NEAR's accounts can have many different key pairs accessing the same account. The keys can also change and rotate. Which means the default way of encrypting messages for specific user with their public key doesn't work.

What is the best pattern to encrypt a message for specific user?

3 Answers 3


NEAR account keys are not intended for this use case.

Generally, having end-to-end encrypted messages (in the most specific sense a end-to-end encrypted chat, but in general any application that exchanges encrypted messages) with each participant having multiple devices is not trivial. E.g. it is for a reason that in Telegram private chats are attached to a device, and are not available on the other device.

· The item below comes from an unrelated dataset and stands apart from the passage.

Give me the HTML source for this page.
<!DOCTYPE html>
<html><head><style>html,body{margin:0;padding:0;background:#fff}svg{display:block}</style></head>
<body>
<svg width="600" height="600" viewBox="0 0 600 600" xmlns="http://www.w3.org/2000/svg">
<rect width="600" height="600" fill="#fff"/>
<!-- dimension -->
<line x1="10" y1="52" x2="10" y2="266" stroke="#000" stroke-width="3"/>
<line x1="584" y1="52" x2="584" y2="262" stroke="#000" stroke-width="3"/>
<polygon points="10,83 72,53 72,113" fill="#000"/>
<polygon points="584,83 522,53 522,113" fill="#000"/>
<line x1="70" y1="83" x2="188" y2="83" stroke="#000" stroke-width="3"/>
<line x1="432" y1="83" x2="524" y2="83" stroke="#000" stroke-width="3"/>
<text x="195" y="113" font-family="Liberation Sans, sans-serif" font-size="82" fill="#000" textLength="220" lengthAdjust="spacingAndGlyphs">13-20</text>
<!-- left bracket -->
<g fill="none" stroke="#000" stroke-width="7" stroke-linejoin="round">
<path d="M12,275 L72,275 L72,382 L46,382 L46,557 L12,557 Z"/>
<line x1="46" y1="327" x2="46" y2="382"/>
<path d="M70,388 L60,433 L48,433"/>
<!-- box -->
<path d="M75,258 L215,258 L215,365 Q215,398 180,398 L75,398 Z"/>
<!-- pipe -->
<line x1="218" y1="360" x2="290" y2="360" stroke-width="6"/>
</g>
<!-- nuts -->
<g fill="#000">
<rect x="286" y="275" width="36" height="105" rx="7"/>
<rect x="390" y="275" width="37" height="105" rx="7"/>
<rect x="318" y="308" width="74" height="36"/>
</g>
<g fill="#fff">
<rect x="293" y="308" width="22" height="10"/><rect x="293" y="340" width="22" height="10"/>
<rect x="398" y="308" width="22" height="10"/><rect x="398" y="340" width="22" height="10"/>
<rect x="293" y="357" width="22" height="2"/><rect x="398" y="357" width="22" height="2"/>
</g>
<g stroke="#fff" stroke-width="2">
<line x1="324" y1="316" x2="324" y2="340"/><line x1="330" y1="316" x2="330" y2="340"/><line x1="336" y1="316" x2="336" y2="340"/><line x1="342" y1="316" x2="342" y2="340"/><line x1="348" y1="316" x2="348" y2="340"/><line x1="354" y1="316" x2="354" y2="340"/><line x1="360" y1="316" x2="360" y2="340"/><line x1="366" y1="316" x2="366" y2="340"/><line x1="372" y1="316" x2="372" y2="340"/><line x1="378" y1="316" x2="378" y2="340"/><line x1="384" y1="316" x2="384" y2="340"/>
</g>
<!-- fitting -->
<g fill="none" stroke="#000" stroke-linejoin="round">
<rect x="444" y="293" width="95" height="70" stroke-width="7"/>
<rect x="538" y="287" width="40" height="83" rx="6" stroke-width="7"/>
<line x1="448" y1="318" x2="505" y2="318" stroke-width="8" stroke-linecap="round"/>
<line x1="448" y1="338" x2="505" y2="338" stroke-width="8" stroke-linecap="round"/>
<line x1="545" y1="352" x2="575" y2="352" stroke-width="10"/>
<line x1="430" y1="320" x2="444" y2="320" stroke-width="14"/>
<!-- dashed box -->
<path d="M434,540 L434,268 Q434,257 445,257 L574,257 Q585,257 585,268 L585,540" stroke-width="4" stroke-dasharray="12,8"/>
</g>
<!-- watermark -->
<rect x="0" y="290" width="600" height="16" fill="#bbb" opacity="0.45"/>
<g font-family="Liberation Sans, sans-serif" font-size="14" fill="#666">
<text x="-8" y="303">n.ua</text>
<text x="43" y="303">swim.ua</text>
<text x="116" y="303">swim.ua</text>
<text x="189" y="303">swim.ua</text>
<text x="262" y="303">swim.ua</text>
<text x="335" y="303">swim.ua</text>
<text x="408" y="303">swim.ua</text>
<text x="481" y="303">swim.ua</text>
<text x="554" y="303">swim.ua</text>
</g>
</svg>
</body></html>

The reason is that generally that would require sharing private keys between devices, doing which securely is a challenge on its own.

Here's a verbatim proposal of how to build a end-to-end encrypted chat with

a) Each participant potentially participating from multiple devices
b) Messages not only shared with someone directly, but also with "groups" of participants.

The design goal was that sending a message should be constant time (not depend on the number of devices target users use / number of people in the group it is sent to), while some operations can be linear.

There's a plan to add is as a library to NEAR, but work on it is not started and is not scheduled to start yet.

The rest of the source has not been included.